St Maughold arrived here in the C5th after being expelled from Ireland by St Patrick and lived in a small cave in the cliffs. St Maughold’s Well set on the hillside just below the north west corner of the churchyard was probably used for baptisms. St Maughold is said to have blessed the well and endowed it with healing powers. It became a site of pilgrimage.

An important monastery was established here with three keeils and their remains can still be found in the churchyard.

Many crosses were found in the local area and are now displayed in the cross house in the churchyard. It contains the largest and best display on the island. The crosses span a period from the C7th to C11th and show a progression from a simple engraved cross on a slab of stone to wheel head crosses covered with intricate designs. One has a delightful carving of a Viking ship. Some have Runic inscriptions.

The present church dates from the C12th and may have been commissioned by King Olaf 1. It has been enlarged over the years and and was restored by the Victorians.
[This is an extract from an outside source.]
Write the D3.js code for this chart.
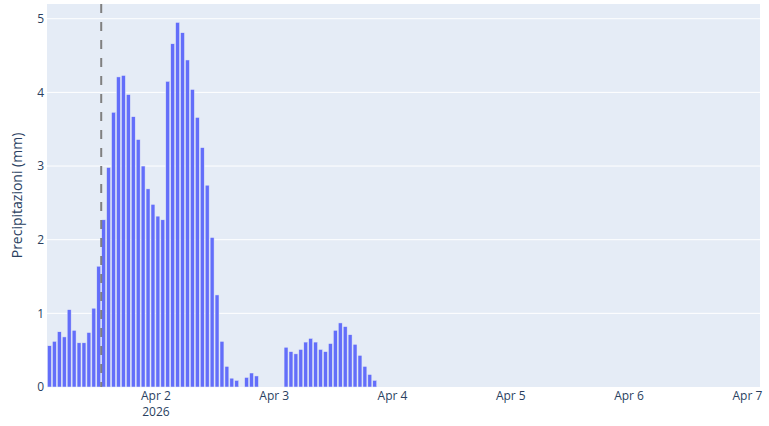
<!DOCTYPE html>
<html>
<head>
<meta charset="utf-8">
<script src="https://cdn.jsdelivr.net/npm/d3@7"></script>
<style>
  html, body { margin: 0; padding: 0; background: #fff; }
  svg { display: block; font-family: "Open Sans", "Noto Sans", sans-serif; }
</style>
</head>
<body>
<svg id="chart" width="769" height="426"></svg>
<script>
// ---- data ----
const seriesStart = new Date(2026, 3, 1, 2, 30); // first hourly bar (Apr 1 02:30)
const precip = [
  0.56, 0.62, 0.75, 0.68, 1.05, 0.77, 0.60, 0.60, 0.74, 1.07,
  1.64, 2.27, 2.98, 3.73, 4.21, 4.23, 3.97, 3.67, 3.36, 3.00,
  2.69, 2.48, 2.32, 2.27, 4.15, 4.66, 4.95, 4.81, 4.44, 4.04,
  3.66, 3.25, 2.74, 2.03, 1.25, 0.62, 0.28, 0.12, 0.09, 0.00,
  0.13, 0.19, 0.15, 0.00, 0.00, 0.00, 0.00, 0.00, 0.54, 0.48,
  0.45, 0.51, 0.61, 0.66, 0.61, 0.51, 0.48, 0.59, 0.77, 0.87,
  0.82, 0.71, 0.58, 0.43, 0.28, 0.17, 0.09, 0.00, 0.00, 0.00,
  0.00, 0.00, 0.00, 0.00, 0.00, 0.00, 0.00, 0.00, 0.00, 0.00,
  0.00, 0.00, 0.00, 0.00, 0.00, 0.00, 0.00, 0.00, 0.00, 0.00,
  0.00, 0.00, 0.00, 0.00, 0.00, 0.00, 0.00, 0.00, 0.00, 0.00,
  0.00, 0.00, 0.00, 0.00, 0.00, 0.00, 0.00, 0.00, 0.00, 0.00,
  0.00, 0.00, 0.00, 0.00, 0.00, 0.00, 0.00, 0.00, 0.00, 0.00,
  0.00, 0.00, 0.00, 0.00, 0.00, 0.00, 0.00, 0.00, 0.00, 0.00,
  0.00, 0.00, 0.00, 0.00, 0.00, 0.00, 0.00, 0.00, 0.00, 0.00,
  0.00, 0.00, 0.00, 0.00
];
const xDomain = [new Date(2026, 3, 1, 2, 0), new Date(2026, 3, 7, 2, 40)];
const nowTime = new Date(2026, 3, 1, 13, 0);
const xTickDates = [
  new Date(2026, 3, 2), new Date(2026, 3, 3), new Date(2026, 3, 4),
  new Date(2026, 3, 5), new Date(2026, 3, 6), new Date(2026, 3, 7)
];
const yTicks = [0, 1, 2, 3, 4, 5];
const yDomain = [0, 5.2];
const yTitle = "Precipitazioni (mm)";

// ---- layout ----
const W = 769, H = 426;
const m = { left: 47, right: 9, top: 4, bottom: 39 };
const pw = W - m.left - m.right, ph = H - m.top - m.bottom;
const textColor = "#2a3f5f";

const svg = d3.select("#chart");
const g = svg.append("g").attr("transform", `translate(${m.left},${m.top})`);

const x = d3.scaleTime().domain(xDomain).range([0, pw]);
const y = d3.scaleLinear().domain(yDomain).range([ph, 0]);

const data = precip.map((v, i) => ({ t: d3.timeHour.offset(seriesStart, i), v }));

g.append("rect").attr("width", pw).attr("height", ph).attr("fill", "#E5ECF6");

// grid
g.append("g").selectAll("line").data(yTicks.filter(d => d > 0)).join("line")
  .attr("x1", 0).attr("x2", pw)
  .attr("y1", d => y(d)).attr("y2", d => y(d))
  .attr("stroke", "#fff").attr("stroke-width", 1);

// bars
const hourPx = x(d3.timeHour.offset(seriesStart, 1)) - x(seriesStart);
const bw = hourPx * 0.8;
g.append("g").selectAll("rect").data(data.filter(d => d.v > 0)).join("rect")
  .attr("x", d => x(d.t) - bw / 2)
  .attr("width", bw)
  .attr("y", d => y(d.v))
  .attr("height", d => y(0) - y(d.v))
  .attr("fill", "#636efa")
  .attr("stroke", "#E5ECF6")
  .attr("stroke-width", 0.5);

// now line
g.append("line")
  .attr("x1", x(nowTime)).attr("x2", x(nowTime))
  .attr("y1", 0).attr("y2", ph)
  .attr("stroke", "#808080").attr("stroke-width", 2)
  .attr("stroke-dasharray", "9,9");

// y axis
const yAxis = d3.axisLeft(y).tickValues(yTicks).tickSize(0).tickPadding(3).tickFormat(d3.format("d"));
const ya = g.append("g").call(yAxis);
ya.select(".domain").remove();
ya.selectAll("text").attr("fill", textColor).attr("font-size", 12)
  .attr("font-family", "'Open Sans', sans-serif");

// x axis
const fmt = d3.timeFormat("%b %-d");
const xAxis = d3.axisBottom(x).tickValues(xTickDates).tickSize(0).tickPadding(0).tickFormat(() => "");
const xa = g.append("g").attr("transform", `translate(0,${ph})`).call(xAxis);
xa.select(".domain").remove();
xa.selectAll(".tick").each(function(d, i) {
  const t = d3.select(this).select("text")
    .attr("fill", textColor).attr("font-size", 12)
    .attr("font-family", "'Open Sans', sans-serif")
    .attr("y", 12.5).attr("dy", null);
  t.append("tspan").attr("x", 0).text(fmt(d));
  if (i === 0) t.append("tspan").attr("x", 0).attr("dy", 16).text(d3.timeFormat("%Y")(d));
});

// y title
svg.append("text")
  .attr("transform", `translate(22,${m.top + ph / 2}) rotate(-90)`)
  .attr("text-anchor", "middle")
  .attr("fill", textColor).attr("font-size", 14)
  .attr("font-family", "'Open Sans', sans-serif")
  .text(yTitle);
</script>
</body>
</html>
The churchyard is full of C19th and C20th graves and is one of the largest on the island.

The church is typical of all early Manx churches with a small nave and chancel with a bell cot at the west end. Some of the original C12th stonework can be seen on the north wall on either side of the war memorial and in the two small windows in the south wall.

The inside is equally as simple with beamed ceiling, whitewashed walls with panelling round the base. The gallery at the west end with the organ is reached by an external stair on the north wall.

Set into the west wall is an ancient stone font.

The chancel is reached up a couple of shallow steps. The east wall is painted and has the inscription “Come unto Me and I will give you rest’. The stained glass east window was installed in 1901 and commemorates former vicars.

At the back of the church is the Pillar Cross. Originally every parish church had a cross near the churchyard gate. This is the only one to survive and has been moved into the church to prevent further weathering. Each of the four sides is carved. There is the Virgin and Child, a kneeling knight and the Crucifixion with the Three Legs of Man below, the oldest carved symbol of this.

This is a delightful church, surrounded by the Manx countryside. It is a lovely place to drop out on a warm sunny day and is one of my favourite spots on the island. The crosses are pretty good too!

The church is open daily 8-4. The nearest post code is IM7 1BF and the grid reference is SC 493 917.